▶ **Your objective**
Find the string "chart" in the listing and report every line that has it.

▶ **Information provided**

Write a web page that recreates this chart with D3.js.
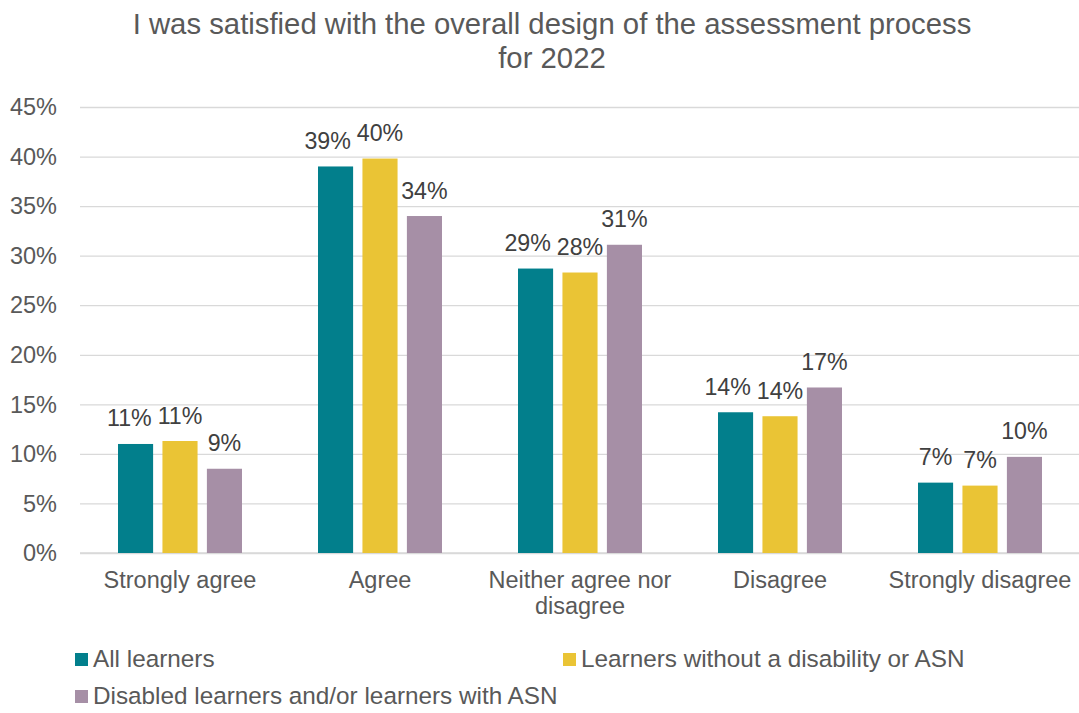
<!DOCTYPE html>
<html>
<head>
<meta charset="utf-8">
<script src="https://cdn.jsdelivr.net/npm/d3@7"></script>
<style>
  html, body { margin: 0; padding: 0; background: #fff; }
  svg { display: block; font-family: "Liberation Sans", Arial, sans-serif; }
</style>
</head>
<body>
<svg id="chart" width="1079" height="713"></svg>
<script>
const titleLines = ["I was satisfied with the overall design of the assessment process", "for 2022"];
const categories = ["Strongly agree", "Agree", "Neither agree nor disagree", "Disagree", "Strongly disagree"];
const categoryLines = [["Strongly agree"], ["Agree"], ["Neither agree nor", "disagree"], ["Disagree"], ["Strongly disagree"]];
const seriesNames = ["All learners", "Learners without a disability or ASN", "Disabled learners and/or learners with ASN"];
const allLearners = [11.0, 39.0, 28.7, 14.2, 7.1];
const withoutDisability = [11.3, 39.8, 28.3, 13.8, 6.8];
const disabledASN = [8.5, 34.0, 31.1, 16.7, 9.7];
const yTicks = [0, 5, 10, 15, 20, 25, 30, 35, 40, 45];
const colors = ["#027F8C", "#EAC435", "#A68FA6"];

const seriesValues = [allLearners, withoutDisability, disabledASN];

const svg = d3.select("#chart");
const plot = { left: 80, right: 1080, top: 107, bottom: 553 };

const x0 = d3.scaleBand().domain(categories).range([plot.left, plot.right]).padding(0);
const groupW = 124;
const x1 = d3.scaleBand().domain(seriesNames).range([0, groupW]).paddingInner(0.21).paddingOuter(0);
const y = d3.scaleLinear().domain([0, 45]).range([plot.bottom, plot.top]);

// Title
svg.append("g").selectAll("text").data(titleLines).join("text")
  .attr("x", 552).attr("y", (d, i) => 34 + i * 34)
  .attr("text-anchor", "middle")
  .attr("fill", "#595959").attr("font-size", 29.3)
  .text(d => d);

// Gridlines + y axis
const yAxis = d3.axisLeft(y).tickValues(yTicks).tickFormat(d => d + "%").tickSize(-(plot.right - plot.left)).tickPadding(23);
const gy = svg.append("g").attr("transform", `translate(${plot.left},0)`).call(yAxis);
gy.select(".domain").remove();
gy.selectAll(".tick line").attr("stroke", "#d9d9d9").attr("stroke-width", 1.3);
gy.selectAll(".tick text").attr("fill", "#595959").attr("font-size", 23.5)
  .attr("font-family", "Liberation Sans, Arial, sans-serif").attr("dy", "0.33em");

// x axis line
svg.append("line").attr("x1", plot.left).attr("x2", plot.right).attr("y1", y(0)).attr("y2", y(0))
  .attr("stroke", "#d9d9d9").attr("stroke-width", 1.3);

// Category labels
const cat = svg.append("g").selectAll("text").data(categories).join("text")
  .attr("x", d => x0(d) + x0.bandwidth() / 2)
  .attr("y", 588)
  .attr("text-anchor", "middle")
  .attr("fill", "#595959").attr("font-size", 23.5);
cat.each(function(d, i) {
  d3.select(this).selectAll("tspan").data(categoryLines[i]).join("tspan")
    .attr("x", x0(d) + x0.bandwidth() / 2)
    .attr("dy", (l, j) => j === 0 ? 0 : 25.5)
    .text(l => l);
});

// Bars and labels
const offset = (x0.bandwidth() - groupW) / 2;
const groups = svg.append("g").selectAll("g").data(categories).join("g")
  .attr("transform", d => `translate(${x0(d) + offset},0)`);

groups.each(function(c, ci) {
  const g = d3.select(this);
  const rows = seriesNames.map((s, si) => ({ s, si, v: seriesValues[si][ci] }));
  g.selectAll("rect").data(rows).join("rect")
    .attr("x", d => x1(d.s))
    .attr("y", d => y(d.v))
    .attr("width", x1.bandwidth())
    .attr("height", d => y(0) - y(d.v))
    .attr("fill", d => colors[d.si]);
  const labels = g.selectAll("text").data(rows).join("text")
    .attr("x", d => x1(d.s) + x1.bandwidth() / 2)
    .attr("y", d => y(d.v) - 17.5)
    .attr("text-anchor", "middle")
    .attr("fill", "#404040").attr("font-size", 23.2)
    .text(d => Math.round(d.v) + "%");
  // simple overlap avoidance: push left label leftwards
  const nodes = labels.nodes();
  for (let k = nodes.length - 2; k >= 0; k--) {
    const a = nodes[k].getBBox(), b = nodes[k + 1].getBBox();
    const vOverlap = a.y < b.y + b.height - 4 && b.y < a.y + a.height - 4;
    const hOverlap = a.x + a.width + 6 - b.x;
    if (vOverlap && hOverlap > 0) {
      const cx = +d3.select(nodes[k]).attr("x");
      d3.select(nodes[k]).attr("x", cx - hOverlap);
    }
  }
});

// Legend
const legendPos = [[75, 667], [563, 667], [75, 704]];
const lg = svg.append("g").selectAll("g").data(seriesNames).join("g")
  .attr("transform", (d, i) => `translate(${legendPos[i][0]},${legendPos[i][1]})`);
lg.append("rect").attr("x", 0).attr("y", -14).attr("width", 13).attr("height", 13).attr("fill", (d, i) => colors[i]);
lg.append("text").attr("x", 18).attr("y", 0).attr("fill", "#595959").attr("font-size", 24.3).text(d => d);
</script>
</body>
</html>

▶ **Exercise response**
Write a web page that recreates this chart with D3.js.
<svg id="chart" width="1079" height="713"></svg>
const svg = d3.select("#chart");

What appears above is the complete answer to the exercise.